Despite his disappointment with the conduct of Israeli and Palestinian leaders, Grossman hasn't succumbed to fatalism. In 2006, on the eleventh anniversary of the assassination of Yitzhak Rabin, only a few months after Uri's death, he delivered a speech in which he called on Israel's leaders to stop making excuses and talk to their enemies (the speech is reprinted in Writing in the Dark). Yet in a society that, for the moment, is circling inward, walling itself off from the larger world to avoid further disappointment and pain, even as the rage around it builds, it's hard not to wonder whether this "troublemaker and magician," as the critic John Leonard once described Grossman, feels choked off. Grossman's best work shows how much can be wrung out of unsettling encounters with the unfamiliar, from entering "the vortex of [one's] greatest fear and repulsion," as he put it in The Yellow Wind, and emerging mended, enlarged, purified.

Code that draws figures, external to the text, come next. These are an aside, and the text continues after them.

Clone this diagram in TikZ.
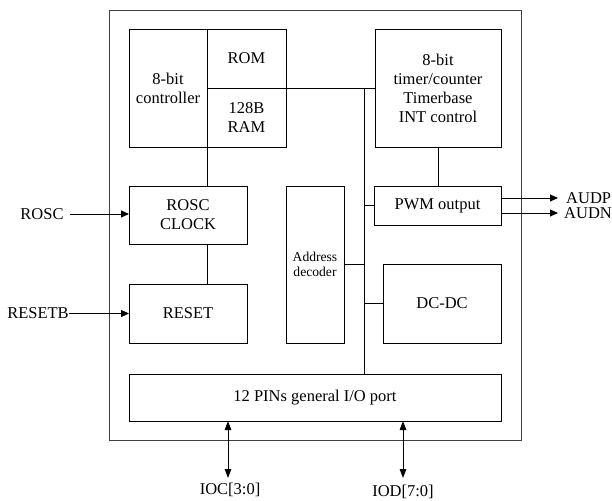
\documentclass[tikz,border=0pt]{standalone}
\usepackage{fontspec}
\setmainfont{Liberation Serif}
\usetikzlibrary{arrows.meta}
\begin{document}
\begin{tikzpicture}[x=1pt,y=-1pt,
  blk/.style={draw,line width=0.9pt,rectangle,inner sep=0pt,outer sep=0pt,align=center,
    font=\fontsize{16.5}{19}\selectfont},
  lbl/.style={inner sep=0pt,font=\fontsize{16.5}{19}\selectfont},
  wire/.style={line width=0.9pt},
  arr/.style={line width=0.9pt,-{Triangle[length=8pt,width=7pt]}},
  biarr/.style={line width=0.9pt,{Triangle[length=9pt,width=6.5pt]}-{Triangle[length=9pt,width=6.5pt]}}]
\useasboundingbox (0,0) rectangle (612,500);

% chip outline
\draw[line width=0.9pt,black!75] (109,10) rectangle (521,440);

% core blocks
\node[blk,minimum width=78pt,minimum height=118pt] (ctrl) at (168,88) {8-bit\\controller};
\node[blk,minimum width=79pt,minimum height=59pt] (rom) at (246.5,58.5) {ROM};
\node[blk,minimum width=79pt,minimum height=59pt] (ram) at (246.5,117.5) {128B\\RAM};
\node[blk,minimum width=126pt,minimum height=118pt] (timer) at (438,88) {8-bit\\timer/counter\\Timerbase\\INT control};
\node[blk,minimum width=118pt,minimum height=58pt] (rosc) at (188,215) {ROSC\\CLOCK};
\node[blk,minimum width=118pt,minimum height=59pt] (reset) at (188,313.5) {RESET};
\node[blk,minimum width=58pt,minimum height=157pt,font=\fontsize{13.6}{15.3}\selectfont] (addr) at (315,264.5) {Address\\decoder};
\node[blk,minimum width=127pt,minimum height=39pt] (pwm) at (437.5,205.5) {PWM output};
\node[blk,minimum width=118pt,minimum height=79pt] (dcdc) at (442,303.5) {DC-DC};
\node[blk,minimum width=372pt,minimum height=47pt] (io) at (315,397.5) {12 PINs general I/O port};

% external pins
\node[lbl] (roscin) at (42,214) {ROSC};
\node[lbl] (resetin) at (38,313.5) {RESETB};
\node[lbl,anchor=west] (audp) at (566,198) {AUDP};
\node[lbl,anchor=west] (audn) at (564,213) {AUDN};
\node[lbl,anchor=base] (ioc) at (230,494) {IOC[3:0]};
\node[lbl,anchor=base] (iod) at (403,496) {IOD[7:0]};

% internal bus
\coordinate (bustop) at (364,88);
\draw[wire] (ram.north east) -- (timer.west);
\draw[wire] (bustop) -- (bustop |- io.north);
\draw[wire] (pwm.west -| bustop) -- (pwm.west);
\draw[wire] (addr.east) -- (addr.east -| bustop);
\draw[wire] (dcdc.west -| bustop) -- (dcdc.west);
\draw[wire] (timer.south) -- (timer.south |- pwm.north);
\draw[wire] (ctrl.south east) -- (ctrl.south east |- rosc.north);
\draw[wire] (rosc.south -| ctrl.south east) -- (reset.north -| ctrl.south east);

% pin connections
\draw[arr] ([xshift=6pt]roscin.east) -- (rosc.west |- roscin.east);
\draw[arr] (resetin.east) -- (reset.west);
\draw[arr] (pwm.east |- audp.west) -- ([xshift=-8pt]audp.west);
\draw[arr] (pwm.east |- audn.west) -- ([xshift=-6pt]audn.west);
\draw[biarr] (io.south -| 228,0) -- (228,478);
\draw[biarr] (io.south -| iod.north) -- (403,478);
\end{tikzpicture}
\end{document}
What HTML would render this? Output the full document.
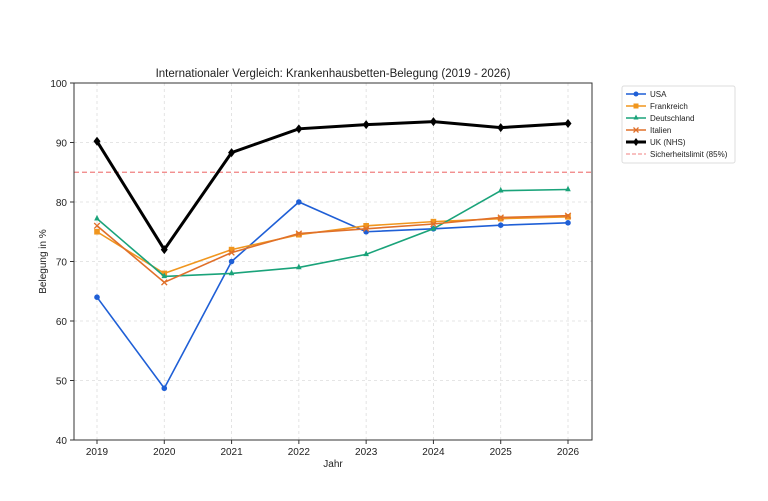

It would be difficult to think of someone more entitled to withdraw into himself than Grossman. But it's equally hard to imagine this bringing him much satisfaction, not least because he knows that those who retreat inward only flee further from the truth. "A society in crisis," he once said, "teaches itself to congeal into one story only and sees reality through very narrow glasses. But there is never only one story."